### PROBLEM TO SOLVE
Your task is to copy a single run of lines that starts at the line with "Write a web" and stops at the line with "const TRI_R = 6.2, SQ_R = 6.4;", keeping both ends. Copy nothing else.

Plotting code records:
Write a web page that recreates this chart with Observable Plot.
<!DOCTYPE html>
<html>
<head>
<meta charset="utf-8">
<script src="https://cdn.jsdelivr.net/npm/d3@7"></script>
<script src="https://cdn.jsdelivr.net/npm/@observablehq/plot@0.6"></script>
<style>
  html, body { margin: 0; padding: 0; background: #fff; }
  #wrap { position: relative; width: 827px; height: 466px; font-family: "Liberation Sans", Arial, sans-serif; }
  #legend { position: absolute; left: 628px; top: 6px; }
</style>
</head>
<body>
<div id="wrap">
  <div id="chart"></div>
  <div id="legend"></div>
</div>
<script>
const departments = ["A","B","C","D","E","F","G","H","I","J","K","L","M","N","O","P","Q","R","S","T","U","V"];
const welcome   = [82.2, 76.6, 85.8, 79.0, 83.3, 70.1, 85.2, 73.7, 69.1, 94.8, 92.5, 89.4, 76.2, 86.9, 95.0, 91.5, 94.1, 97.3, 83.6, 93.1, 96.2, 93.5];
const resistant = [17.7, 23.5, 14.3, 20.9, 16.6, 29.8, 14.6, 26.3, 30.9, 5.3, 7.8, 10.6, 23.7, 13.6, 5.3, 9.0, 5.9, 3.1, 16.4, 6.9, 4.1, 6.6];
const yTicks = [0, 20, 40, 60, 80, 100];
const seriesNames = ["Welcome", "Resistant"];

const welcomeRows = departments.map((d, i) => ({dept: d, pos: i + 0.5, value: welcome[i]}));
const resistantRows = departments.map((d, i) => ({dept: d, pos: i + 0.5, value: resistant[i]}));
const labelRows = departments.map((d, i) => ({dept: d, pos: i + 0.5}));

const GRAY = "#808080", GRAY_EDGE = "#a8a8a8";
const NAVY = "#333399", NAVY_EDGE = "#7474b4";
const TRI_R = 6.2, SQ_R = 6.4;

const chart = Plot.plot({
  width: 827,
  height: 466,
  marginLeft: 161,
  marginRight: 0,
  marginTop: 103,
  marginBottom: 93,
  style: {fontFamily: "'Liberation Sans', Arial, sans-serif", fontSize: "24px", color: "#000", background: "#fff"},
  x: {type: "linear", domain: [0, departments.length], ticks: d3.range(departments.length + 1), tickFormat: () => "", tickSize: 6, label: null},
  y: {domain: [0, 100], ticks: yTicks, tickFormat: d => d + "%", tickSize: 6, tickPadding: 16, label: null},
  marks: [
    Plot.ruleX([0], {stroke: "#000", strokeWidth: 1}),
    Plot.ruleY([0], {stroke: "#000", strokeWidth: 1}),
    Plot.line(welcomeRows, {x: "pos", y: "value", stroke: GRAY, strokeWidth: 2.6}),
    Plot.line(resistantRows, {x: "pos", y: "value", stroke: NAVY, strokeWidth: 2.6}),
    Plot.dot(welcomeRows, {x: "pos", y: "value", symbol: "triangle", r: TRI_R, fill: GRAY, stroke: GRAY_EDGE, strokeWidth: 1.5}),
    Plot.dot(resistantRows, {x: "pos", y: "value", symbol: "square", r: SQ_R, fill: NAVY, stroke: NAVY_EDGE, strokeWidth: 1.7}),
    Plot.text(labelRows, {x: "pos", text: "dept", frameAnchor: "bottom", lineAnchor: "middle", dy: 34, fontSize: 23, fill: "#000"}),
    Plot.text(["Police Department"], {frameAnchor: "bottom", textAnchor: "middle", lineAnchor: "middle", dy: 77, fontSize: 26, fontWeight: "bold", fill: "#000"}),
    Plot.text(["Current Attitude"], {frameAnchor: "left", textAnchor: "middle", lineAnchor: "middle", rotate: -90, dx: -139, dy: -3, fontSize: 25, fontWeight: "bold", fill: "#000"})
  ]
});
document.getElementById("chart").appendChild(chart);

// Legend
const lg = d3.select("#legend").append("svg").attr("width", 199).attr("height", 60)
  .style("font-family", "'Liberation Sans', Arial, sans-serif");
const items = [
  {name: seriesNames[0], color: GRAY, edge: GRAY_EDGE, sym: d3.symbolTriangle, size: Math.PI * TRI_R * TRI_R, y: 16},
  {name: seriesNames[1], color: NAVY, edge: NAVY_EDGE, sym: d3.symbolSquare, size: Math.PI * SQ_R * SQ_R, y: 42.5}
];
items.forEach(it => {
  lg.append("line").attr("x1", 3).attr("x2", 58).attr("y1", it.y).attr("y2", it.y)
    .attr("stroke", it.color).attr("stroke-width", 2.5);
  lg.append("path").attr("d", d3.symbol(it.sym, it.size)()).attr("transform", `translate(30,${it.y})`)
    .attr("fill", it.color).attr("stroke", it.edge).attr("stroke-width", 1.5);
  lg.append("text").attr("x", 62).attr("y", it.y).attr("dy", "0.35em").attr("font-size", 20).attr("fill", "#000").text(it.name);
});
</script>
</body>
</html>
---
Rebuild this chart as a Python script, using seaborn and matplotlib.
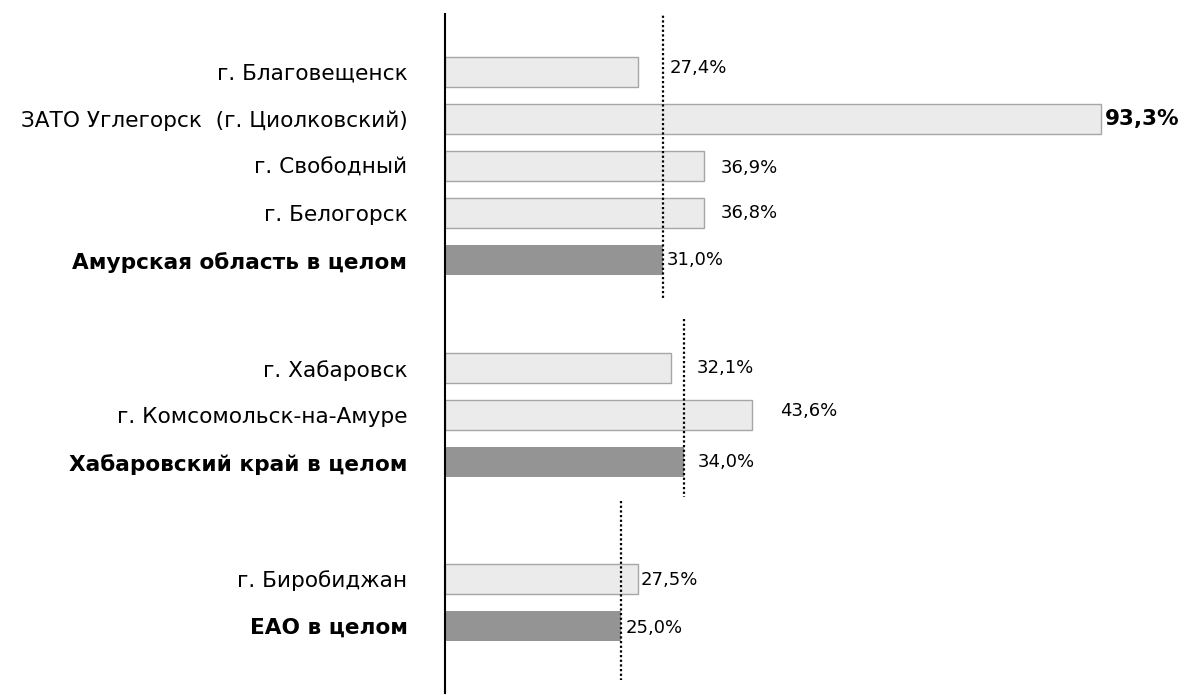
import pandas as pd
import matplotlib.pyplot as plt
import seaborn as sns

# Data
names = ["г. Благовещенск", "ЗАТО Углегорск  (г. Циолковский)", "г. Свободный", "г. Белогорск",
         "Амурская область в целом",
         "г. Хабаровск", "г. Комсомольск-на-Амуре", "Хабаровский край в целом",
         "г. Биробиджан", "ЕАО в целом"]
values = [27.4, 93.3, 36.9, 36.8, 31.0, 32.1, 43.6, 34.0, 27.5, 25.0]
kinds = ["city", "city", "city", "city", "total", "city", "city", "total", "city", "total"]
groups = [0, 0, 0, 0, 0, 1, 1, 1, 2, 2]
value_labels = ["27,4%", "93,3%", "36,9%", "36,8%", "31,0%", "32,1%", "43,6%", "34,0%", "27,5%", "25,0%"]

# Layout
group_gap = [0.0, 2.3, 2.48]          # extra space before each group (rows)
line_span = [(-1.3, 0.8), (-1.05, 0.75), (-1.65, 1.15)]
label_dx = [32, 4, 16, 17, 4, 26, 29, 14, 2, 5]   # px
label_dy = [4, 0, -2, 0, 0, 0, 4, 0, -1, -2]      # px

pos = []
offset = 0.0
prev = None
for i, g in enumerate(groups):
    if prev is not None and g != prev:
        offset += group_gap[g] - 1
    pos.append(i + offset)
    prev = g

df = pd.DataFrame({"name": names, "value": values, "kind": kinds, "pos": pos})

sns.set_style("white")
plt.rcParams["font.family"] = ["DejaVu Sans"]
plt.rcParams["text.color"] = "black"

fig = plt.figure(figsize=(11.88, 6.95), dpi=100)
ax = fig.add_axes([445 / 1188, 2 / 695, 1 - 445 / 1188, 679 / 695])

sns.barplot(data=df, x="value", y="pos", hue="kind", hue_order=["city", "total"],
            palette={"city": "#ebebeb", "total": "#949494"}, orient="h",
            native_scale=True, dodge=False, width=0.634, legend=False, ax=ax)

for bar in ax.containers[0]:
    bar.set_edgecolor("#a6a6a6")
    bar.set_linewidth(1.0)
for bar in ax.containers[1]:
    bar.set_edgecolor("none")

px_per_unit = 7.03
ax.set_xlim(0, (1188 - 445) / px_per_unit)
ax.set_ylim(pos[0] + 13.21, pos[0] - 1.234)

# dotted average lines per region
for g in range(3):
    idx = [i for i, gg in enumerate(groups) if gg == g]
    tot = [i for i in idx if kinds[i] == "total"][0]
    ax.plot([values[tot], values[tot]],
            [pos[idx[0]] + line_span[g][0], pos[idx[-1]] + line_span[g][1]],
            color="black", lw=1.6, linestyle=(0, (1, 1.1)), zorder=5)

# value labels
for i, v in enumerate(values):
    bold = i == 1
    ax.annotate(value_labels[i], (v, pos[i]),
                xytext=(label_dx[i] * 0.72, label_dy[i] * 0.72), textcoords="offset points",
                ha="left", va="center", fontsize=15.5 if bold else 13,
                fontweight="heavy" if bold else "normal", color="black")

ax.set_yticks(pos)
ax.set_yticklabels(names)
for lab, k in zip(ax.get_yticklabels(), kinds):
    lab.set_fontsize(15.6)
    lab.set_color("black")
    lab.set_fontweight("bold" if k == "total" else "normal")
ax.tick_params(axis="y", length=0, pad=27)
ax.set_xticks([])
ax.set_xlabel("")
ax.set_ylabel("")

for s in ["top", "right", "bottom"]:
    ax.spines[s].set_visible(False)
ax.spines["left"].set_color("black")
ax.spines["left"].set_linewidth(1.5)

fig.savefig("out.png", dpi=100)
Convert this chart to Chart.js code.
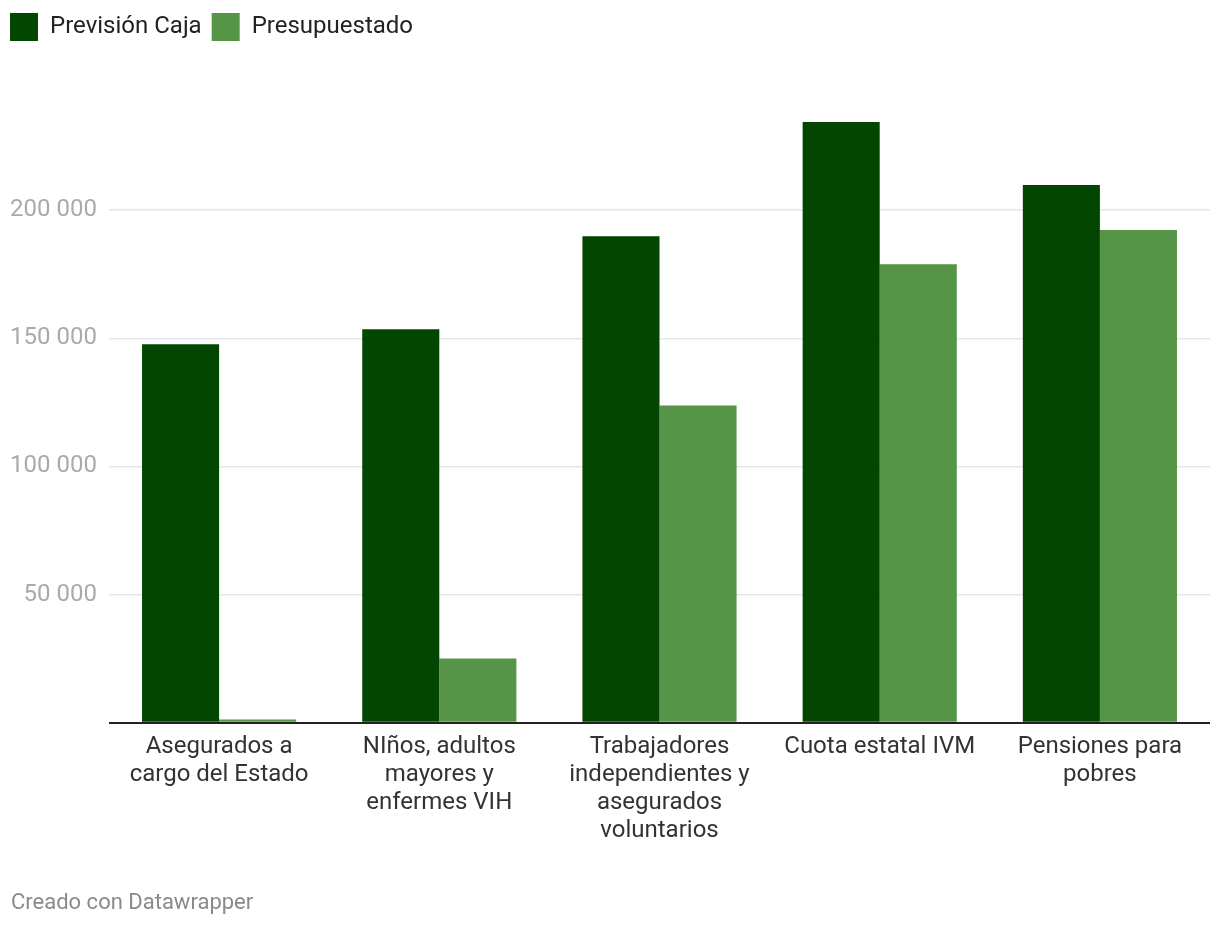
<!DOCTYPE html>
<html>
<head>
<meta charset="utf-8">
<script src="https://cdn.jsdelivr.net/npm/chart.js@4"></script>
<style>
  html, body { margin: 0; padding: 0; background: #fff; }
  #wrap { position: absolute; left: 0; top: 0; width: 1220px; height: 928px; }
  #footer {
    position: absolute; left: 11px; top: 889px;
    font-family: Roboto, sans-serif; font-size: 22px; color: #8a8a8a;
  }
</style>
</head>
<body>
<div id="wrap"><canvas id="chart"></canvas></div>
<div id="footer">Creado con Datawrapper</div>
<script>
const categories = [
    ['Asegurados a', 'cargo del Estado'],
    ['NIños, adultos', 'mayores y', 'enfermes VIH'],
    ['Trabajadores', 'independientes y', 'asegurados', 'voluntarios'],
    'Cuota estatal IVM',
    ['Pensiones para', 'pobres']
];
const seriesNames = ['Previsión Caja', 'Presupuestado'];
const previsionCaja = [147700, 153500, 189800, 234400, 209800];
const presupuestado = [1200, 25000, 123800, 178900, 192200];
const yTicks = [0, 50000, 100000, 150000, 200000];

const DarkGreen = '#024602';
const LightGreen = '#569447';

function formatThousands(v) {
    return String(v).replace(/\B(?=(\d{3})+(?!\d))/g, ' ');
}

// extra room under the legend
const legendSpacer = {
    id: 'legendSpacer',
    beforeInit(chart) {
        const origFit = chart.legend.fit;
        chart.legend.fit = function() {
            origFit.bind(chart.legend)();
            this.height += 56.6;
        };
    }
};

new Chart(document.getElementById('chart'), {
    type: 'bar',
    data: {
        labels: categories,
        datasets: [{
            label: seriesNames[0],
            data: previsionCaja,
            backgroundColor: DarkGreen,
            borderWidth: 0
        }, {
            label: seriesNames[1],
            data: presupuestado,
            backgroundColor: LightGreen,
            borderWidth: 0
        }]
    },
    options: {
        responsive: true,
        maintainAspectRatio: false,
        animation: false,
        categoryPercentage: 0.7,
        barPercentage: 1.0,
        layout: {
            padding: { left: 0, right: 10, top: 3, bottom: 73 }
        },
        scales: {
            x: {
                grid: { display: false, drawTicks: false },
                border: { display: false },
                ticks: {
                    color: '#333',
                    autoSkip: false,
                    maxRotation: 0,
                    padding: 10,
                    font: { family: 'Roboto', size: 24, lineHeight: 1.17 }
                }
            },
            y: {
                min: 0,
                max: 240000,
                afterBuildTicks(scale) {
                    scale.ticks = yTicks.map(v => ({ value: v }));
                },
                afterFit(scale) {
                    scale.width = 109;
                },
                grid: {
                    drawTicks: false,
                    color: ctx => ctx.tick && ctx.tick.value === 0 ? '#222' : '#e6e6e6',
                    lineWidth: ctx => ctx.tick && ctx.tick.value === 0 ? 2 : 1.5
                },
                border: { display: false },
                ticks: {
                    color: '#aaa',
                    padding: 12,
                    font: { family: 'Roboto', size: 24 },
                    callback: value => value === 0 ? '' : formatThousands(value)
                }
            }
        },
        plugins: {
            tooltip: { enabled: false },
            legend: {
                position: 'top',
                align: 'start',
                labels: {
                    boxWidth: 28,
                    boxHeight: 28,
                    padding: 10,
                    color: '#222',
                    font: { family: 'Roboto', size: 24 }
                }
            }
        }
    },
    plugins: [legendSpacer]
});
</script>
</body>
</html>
---
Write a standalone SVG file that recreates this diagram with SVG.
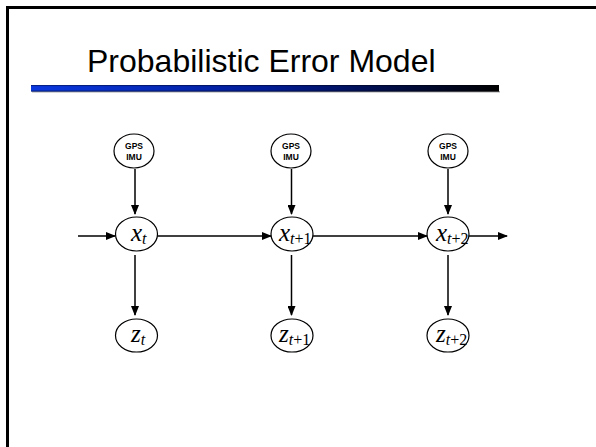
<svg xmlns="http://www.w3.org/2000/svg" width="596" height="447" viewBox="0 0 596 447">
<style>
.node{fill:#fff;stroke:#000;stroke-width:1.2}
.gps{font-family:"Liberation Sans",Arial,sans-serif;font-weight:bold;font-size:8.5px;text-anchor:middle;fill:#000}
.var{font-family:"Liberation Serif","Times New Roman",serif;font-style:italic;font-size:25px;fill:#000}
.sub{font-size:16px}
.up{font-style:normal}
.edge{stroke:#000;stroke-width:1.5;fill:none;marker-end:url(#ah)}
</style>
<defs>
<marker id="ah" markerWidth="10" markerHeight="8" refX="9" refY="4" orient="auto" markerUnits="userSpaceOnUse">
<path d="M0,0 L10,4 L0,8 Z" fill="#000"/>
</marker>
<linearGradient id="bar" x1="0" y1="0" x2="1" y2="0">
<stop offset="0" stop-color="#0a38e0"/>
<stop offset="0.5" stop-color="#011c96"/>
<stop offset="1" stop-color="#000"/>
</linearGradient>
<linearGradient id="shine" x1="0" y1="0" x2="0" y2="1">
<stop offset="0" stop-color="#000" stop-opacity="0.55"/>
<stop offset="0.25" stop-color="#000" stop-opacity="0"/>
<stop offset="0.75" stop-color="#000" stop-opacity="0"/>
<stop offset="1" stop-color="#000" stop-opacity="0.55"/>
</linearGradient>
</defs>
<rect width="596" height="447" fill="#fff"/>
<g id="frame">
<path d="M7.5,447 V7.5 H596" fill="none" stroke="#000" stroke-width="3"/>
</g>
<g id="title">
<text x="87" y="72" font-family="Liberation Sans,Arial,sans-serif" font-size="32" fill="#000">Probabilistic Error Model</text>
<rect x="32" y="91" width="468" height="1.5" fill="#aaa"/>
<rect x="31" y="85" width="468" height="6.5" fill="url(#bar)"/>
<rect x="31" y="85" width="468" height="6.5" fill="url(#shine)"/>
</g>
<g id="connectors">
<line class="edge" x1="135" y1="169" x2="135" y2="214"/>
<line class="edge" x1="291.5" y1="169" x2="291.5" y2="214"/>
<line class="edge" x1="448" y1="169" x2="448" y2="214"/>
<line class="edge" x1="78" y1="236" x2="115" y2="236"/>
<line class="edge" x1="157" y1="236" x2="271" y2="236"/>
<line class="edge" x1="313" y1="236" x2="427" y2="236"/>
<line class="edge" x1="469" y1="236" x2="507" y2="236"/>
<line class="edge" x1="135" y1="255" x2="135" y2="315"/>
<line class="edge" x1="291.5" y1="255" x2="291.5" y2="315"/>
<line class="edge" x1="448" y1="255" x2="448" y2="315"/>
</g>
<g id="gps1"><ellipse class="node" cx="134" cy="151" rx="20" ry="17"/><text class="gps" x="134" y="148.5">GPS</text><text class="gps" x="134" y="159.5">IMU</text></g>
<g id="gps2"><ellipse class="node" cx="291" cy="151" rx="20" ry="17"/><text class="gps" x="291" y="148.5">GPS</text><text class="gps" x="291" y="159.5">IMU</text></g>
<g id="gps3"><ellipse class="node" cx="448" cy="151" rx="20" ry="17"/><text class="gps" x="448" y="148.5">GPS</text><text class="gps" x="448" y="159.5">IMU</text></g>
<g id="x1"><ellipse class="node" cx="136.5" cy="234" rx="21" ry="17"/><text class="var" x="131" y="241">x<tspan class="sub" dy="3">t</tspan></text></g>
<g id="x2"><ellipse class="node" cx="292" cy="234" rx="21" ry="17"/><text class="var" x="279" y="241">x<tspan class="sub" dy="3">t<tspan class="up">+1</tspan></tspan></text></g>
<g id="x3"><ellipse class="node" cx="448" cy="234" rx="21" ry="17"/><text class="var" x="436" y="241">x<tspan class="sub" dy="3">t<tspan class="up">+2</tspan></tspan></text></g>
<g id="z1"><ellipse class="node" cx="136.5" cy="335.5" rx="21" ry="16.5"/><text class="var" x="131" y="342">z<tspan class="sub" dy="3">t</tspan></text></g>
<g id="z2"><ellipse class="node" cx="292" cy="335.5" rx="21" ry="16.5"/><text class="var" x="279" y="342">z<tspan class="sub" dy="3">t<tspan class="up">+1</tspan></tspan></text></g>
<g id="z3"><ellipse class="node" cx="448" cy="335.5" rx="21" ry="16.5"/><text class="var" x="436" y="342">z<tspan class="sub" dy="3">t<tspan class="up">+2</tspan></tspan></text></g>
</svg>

### RESPONSE TO THIS EXERCISE
Write a web page that recreates this chart with Observable Plot.
<!DOCTYPE html>
<html>
<head>
<meta charset="utf-8">
<script src="https://cdn.jsdelivr.net/npm/d3@7"></script>
<script src="https://cdn.jsdelivr.net/npm/@observablehq/plot@0.6"></script>
<style>
  html, body { margin: 0; padding: 0; background: #fff; }
  #wrap { position: relative; width: 827px; height: 466px; font-family: "Liberation Sans", Arial, sans-serif; }
  #legend { position: absolute; left: 628px; top: 6px; }
</style>
</head>
<body>
<div id="wrap">
  <div id="chart"></div>
  <div id="legend"></div>
</div>
<script>
const departments = ["A","B","C","D","E","F","G","H","I","J","K","L","M","N","O","P","Q","R","S","T","U","V"];
const welcome   = [82.2, 76.6, 85.8, 79.0, 83.3, 70.1, 85.2, 73.7, 69.1, 94.8, 92.5, 89.4, 76.2, 86.9, 95.0, 91.5, 94.1, 97.3, 83.6, 93.1, 96.2, 93.5];
const resistant = [17.7, 23.5, 14.3, 20.9, 16.6, 29.8, 14.6, 26.3, 30.9, 5.3, 7.8, 10.6, 23.7, 13.6, 5.3, 9.0, 5.9, 3.1, 16.4, 6.9, 4.1, 6.6];
const yTicks = [0, 20, 40, 60, 80, 100];
const seriesNames = ["Welcome", "Resistant"];

const welcomeRows = departments.map((d, i) => ({dept: d, pos: i + 0.5, value: welcome[i]}));
const resistantRows = departments.map((d, i) => ({dept: d, pos: i + 0.5, value: resistant[i]}));
const labelRows = departments.map((d, i) => ({dept: d, pos: i + 0.5}));

const GRAY = "#808080", GRAY_EDGE = "#a8a8a8";
const NAVY = "#333399", NAVY_EDGE = "#7474b4";
const TRI_R = 6.2, SQ_R = 6.4;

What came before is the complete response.